_WHAT YOU SHOULD DO_
Provide the number of lines where the word "page" occurs, and no other text.

_Records with drawing code_
* * * * * * *

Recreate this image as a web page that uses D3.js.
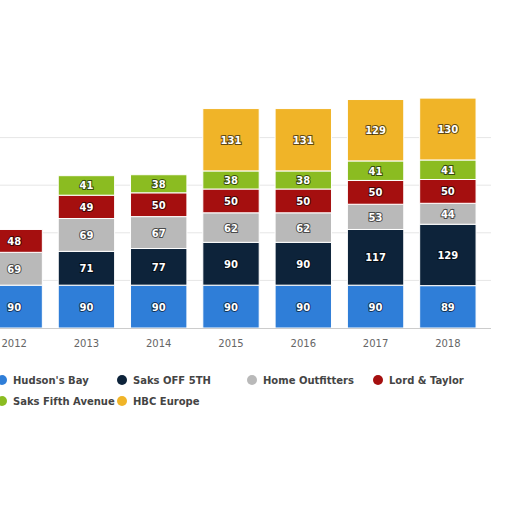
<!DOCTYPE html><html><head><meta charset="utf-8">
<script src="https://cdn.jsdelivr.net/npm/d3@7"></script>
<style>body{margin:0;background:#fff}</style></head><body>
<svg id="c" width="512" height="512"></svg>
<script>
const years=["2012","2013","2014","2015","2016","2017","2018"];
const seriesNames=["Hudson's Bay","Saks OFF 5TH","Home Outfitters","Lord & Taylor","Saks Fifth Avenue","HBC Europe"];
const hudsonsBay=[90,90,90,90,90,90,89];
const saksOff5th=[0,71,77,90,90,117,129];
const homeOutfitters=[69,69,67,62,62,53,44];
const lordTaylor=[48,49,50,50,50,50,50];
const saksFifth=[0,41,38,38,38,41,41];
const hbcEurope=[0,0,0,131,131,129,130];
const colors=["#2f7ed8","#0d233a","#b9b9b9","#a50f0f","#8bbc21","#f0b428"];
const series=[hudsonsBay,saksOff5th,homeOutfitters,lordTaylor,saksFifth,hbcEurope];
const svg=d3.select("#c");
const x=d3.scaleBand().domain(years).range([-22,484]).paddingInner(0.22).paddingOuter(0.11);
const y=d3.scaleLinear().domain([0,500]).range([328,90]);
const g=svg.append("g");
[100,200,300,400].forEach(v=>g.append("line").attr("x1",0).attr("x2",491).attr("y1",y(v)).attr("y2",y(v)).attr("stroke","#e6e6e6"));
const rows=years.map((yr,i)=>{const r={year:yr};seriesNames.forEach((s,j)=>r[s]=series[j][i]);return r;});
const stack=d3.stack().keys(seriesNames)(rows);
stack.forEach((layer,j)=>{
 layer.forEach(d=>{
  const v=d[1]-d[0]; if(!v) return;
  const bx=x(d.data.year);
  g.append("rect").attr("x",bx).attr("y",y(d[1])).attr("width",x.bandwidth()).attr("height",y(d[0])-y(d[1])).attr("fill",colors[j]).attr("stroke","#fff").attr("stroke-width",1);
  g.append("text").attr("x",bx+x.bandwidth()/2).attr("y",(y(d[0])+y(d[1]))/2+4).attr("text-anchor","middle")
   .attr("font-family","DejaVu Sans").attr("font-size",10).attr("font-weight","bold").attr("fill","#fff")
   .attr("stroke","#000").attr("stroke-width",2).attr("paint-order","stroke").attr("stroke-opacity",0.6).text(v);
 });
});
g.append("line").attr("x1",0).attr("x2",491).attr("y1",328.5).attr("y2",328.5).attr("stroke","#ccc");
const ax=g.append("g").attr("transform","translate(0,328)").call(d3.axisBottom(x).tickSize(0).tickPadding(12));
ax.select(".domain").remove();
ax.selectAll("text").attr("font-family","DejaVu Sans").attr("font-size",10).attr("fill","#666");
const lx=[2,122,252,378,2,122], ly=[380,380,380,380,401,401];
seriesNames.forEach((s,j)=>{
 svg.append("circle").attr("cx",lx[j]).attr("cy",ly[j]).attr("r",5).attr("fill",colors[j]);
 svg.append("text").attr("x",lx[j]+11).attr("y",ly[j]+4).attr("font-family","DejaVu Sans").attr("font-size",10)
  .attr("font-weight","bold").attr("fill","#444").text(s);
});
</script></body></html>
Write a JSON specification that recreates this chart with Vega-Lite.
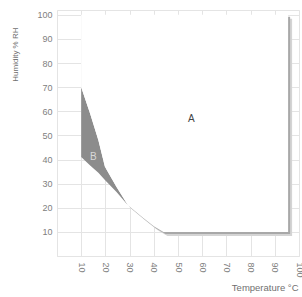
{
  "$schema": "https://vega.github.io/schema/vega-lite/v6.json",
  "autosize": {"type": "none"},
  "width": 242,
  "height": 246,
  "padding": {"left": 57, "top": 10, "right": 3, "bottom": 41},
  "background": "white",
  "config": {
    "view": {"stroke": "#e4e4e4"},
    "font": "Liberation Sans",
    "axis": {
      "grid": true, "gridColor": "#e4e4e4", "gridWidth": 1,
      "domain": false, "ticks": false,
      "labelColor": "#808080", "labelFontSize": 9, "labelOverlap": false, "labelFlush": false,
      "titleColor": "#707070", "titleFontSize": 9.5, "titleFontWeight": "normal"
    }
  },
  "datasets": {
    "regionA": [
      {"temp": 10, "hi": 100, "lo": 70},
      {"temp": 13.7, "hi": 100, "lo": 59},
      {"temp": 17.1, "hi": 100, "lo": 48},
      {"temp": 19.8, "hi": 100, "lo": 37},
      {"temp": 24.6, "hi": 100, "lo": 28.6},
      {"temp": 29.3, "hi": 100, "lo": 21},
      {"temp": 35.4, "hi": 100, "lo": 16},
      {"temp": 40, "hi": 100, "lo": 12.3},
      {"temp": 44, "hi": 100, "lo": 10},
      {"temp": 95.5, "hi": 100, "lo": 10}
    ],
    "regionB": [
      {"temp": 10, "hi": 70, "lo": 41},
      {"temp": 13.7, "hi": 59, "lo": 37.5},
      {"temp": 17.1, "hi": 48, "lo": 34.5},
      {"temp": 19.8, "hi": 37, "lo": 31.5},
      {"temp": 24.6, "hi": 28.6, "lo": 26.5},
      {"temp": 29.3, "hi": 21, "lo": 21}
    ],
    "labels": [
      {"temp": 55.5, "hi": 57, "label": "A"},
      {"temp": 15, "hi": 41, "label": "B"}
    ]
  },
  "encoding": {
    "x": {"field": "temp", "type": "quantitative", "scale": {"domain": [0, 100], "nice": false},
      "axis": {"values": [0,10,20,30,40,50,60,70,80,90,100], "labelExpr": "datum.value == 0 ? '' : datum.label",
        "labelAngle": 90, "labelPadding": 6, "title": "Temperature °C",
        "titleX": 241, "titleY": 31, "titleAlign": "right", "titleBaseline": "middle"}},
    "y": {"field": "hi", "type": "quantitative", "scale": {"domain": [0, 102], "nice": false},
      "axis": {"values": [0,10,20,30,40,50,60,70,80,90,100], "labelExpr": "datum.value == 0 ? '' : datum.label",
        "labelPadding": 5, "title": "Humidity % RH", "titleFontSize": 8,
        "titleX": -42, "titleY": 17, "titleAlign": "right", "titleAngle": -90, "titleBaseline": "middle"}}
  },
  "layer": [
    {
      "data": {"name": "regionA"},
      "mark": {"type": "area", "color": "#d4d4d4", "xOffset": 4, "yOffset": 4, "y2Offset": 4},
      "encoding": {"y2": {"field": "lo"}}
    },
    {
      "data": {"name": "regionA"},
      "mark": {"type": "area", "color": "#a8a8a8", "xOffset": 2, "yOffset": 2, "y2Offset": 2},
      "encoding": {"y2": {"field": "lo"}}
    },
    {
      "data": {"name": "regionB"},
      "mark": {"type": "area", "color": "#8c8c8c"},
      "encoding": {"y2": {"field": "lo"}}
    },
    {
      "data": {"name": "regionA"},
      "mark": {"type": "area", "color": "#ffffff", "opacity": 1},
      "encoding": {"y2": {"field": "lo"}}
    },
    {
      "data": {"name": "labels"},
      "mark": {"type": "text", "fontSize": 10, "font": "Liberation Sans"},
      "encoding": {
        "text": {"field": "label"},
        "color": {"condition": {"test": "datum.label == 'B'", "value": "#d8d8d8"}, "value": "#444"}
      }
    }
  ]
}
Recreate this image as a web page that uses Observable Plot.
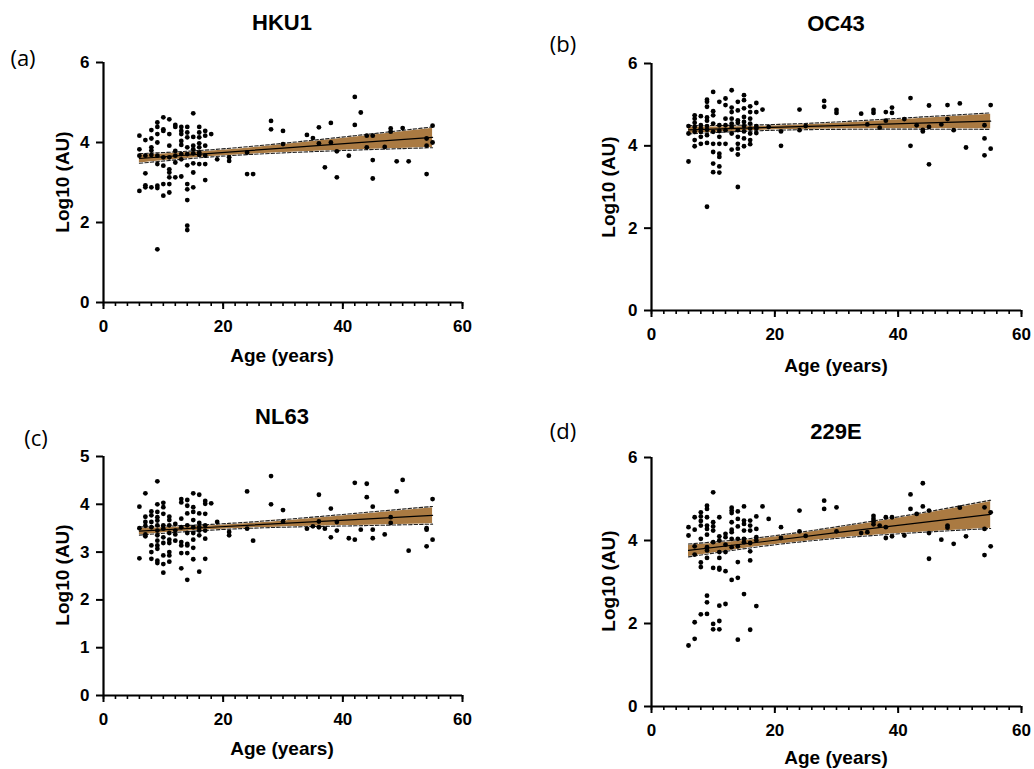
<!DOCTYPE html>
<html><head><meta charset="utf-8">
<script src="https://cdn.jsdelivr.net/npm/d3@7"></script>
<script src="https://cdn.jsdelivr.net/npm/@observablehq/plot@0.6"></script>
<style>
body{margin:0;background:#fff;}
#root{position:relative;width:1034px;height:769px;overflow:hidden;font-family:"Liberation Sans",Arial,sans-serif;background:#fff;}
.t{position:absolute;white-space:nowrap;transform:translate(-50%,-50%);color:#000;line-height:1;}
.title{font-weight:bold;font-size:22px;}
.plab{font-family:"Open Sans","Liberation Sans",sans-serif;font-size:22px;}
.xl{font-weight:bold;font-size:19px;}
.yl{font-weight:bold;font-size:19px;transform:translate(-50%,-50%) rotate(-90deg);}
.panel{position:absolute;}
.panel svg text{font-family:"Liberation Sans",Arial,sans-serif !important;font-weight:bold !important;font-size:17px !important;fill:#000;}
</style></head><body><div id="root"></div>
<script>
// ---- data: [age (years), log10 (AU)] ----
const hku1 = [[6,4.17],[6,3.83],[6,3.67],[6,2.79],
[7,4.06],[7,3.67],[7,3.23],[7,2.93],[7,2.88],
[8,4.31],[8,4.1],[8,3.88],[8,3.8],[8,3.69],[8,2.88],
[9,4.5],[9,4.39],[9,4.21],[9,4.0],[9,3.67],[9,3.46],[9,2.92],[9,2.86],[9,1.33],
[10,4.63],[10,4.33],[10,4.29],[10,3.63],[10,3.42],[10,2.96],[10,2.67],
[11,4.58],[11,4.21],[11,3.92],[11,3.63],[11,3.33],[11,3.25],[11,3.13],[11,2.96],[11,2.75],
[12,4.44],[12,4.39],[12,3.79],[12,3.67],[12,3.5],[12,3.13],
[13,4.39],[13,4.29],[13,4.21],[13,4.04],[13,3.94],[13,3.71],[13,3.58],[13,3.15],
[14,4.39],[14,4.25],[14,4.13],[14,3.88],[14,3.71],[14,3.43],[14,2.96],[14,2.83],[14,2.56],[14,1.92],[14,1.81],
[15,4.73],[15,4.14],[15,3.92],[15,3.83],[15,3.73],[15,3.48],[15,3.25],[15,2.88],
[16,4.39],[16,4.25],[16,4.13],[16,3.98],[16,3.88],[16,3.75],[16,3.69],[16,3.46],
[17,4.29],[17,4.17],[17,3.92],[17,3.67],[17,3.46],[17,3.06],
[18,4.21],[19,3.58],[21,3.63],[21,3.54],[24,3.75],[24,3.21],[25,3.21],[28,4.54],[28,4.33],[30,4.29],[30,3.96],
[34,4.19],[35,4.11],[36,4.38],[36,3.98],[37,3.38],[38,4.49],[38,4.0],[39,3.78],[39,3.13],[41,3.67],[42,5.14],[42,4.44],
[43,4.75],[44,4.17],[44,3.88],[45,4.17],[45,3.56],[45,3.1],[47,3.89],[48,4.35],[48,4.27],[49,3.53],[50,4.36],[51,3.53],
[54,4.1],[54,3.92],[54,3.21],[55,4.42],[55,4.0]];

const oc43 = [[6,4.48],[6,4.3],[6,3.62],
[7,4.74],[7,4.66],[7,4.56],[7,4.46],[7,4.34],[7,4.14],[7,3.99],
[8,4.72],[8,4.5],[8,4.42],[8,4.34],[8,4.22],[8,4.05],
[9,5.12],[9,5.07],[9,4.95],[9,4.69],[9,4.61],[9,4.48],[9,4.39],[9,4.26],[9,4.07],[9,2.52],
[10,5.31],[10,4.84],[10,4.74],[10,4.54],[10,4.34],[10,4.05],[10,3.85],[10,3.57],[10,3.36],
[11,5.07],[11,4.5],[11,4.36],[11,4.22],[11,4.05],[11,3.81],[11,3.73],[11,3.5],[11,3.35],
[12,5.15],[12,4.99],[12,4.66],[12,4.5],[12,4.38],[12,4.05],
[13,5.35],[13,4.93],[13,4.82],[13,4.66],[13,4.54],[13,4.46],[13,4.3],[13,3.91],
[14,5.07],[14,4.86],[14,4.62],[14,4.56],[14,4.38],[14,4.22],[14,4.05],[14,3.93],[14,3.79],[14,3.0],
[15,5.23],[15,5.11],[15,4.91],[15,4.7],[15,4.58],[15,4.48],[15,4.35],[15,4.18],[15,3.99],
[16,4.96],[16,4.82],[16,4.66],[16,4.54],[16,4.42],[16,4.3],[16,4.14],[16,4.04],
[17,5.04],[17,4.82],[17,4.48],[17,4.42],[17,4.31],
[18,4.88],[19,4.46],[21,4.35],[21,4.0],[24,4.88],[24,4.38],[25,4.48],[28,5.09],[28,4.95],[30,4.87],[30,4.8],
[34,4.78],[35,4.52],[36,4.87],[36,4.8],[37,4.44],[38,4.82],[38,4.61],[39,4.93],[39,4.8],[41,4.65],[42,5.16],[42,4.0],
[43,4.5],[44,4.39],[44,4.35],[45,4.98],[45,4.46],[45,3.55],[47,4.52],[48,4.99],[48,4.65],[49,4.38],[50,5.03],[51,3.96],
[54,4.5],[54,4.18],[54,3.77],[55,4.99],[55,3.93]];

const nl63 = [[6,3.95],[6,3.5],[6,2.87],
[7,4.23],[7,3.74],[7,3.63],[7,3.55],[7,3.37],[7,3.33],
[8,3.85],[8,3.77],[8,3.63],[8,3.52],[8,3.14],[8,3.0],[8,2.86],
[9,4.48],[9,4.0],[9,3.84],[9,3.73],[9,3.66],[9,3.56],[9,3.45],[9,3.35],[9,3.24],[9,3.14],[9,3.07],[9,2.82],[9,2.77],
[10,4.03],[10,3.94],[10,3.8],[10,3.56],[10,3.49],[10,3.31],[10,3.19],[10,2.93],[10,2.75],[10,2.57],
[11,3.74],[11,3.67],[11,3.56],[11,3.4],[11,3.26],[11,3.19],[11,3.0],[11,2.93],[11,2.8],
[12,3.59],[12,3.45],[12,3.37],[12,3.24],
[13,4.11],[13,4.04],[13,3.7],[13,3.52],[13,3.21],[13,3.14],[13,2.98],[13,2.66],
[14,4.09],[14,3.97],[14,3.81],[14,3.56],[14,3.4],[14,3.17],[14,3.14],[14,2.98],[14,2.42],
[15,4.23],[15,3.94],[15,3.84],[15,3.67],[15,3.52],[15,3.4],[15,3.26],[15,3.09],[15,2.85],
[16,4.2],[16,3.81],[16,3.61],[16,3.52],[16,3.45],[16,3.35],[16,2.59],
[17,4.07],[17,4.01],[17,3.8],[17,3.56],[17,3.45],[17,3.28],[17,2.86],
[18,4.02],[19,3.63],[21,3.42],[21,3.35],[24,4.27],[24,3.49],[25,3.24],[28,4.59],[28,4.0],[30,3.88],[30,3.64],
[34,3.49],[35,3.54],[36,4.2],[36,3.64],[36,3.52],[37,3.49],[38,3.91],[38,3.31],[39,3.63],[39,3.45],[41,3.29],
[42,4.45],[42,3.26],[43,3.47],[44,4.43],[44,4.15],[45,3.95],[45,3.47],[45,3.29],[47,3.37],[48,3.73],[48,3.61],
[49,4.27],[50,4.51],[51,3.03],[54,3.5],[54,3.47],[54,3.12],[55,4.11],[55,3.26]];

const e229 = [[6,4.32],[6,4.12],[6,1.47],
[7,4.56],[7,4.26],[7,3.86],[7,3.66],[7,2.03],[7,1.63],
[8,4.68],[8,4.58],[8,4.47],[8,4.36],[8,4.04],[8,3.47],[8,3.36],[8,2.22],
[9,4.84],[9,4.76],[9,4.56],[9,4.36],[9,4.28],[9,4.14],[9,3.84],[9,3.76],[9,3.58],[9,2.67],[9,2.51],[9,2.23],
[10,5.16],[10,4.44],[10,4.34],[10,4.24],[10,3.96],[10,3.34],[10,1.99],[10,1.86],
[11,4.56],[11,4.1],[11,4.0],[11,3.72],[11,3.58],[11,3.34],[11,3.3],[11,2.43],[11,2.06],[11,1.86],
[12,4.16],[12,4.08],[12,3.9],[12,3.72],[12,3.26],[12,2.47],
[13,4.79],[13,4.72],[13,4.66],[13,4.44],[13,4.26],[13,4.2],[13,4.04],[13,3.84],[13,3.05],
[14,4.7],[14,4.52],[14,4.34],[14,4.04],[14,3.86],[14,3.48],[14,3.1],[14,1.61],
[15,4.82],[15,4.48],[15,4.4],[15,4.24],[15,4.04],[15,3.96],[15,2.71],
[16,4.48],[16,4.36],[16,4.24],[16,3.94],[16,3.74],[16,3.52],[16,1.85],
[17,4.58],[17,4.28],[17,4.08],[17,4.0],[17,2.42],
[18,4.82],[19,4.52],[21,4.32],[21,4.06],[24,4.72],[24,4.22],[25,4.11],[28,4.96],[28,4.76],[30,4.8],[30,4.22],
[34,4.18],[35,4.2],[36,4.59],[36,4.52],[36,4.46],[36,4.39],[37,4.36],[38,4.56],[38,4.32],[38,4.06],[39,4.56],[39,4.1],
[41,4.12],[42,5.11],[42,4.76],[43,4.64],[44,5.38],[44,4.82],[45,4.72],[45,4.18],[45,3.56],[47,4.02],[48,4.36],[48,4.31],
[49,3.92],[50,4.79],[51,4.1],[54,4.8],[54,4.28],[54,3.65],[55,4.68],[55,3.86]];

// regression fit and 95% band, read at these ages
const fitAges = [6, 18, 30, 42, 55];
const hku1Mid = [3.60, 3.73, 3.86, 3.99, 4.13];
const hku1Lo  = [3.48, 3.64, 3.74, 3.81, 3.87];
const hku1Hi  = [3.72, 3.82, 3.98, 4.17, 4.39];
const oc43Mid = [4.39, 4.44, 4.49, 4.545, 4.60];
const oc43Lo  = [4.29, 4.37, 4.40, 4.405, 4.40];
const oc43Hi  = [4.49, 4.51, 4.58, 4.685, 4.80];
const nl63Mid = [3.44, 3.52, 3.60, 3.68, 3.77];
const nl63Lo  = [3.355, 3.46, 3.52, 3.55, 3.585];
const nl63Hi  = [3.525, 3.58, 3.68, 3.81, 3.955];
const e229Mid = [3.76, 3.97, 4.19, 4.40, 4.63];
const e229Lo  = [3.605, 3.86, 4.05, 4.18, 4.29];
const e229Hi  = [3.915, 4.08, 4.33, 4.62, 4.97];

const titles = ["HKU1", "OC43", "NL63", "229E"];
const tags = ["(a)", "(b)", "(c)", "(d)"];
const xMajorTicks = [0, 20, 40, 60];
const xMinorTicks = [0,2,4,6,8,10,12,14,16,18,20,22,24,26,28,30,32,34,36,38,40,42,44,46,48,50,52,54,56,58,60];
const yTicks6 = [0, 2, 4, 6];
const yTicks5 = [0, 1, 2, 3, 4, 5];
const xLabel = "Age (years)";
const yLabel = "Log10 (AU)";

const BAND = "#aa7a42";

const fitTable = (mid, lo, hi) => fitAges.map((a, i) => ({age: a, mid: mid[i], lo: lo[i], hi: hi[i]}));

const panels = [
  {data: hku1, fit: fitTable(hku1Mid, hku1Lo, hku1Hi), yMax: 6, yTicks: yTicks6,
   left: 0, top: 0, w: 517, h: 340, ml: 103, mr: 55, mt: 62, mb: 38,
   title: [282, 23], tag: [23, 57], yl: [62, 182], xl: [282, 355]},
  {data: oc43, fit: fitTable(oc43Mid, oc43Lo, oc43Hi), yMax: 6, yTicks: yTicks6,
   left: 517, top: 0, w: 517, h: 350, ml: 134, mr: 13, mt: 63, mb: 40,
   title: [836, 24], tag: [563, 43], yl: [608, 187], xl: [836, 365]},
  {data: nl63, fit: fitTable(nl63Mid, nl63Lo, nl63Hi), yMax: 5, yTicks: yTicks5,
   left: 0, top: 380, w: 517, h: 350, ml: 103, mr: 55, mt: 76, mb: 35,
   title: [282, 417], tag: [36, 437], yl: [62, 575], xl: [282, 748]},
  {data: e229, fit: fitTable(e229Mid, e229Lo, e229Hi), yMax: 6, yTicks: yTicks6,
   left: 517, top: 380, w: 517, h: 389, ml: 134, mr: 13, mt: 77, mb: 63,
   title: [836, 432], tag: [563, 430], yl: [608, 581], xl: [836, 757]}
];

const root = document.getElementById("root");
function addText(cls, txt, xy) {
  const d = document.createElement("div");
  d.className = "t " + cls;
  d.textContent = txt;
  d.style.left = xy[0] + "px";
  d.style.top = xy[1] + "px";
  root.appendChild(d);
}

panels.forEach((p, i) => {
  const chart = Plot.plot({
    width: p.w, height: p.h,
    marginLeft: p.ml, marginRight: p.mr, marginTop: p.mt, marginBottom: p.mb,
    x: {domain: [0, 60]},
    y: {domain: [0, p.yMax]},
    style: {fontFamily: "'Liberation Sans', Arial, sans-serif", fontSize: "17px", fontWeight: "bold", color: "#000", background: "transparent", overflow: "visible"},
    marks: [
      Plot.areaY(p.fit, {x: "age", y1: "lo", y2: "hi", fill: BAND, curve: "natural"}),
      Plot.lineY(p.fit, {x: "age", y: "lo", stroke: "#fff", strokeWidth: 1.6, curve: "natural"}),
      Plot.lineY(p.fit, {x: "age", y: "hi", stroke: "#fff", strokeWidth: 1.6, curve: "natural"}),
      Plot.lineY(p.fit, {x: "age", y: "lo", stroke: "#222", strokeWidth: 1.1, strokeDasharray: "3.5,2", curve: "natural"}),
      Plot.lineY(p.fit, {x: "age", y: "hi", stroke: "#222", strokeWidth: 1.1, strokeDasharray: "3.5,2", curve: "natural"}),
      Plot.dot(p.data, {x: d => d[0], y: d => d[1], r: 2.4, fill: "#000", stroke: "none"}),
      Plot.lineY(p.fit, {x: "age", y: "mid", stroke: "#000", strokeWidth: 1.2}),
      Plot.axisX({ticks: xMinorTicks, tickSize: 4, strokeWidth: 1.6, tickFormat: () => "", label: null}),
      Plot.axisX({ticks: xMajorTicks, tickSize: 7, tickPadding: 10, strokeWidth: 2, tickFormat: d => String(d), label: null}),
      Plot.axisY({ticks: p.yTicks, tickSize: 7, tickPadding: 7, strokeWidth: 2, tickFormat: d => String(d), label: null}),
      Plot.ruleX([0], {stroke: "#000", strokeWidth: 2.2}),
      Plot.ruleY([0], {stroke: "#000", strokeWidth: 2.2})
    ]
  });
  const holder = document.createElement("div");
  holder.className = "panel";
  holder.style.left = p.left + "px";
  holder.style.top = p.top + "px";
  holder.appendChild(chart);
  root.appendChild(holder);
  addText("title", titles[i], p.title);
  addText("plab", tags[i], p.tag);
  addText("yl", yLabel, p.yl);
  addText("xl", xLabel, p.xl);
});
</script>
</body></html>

* * * * * * *

_ANSWER TO THE EXERCISE_
2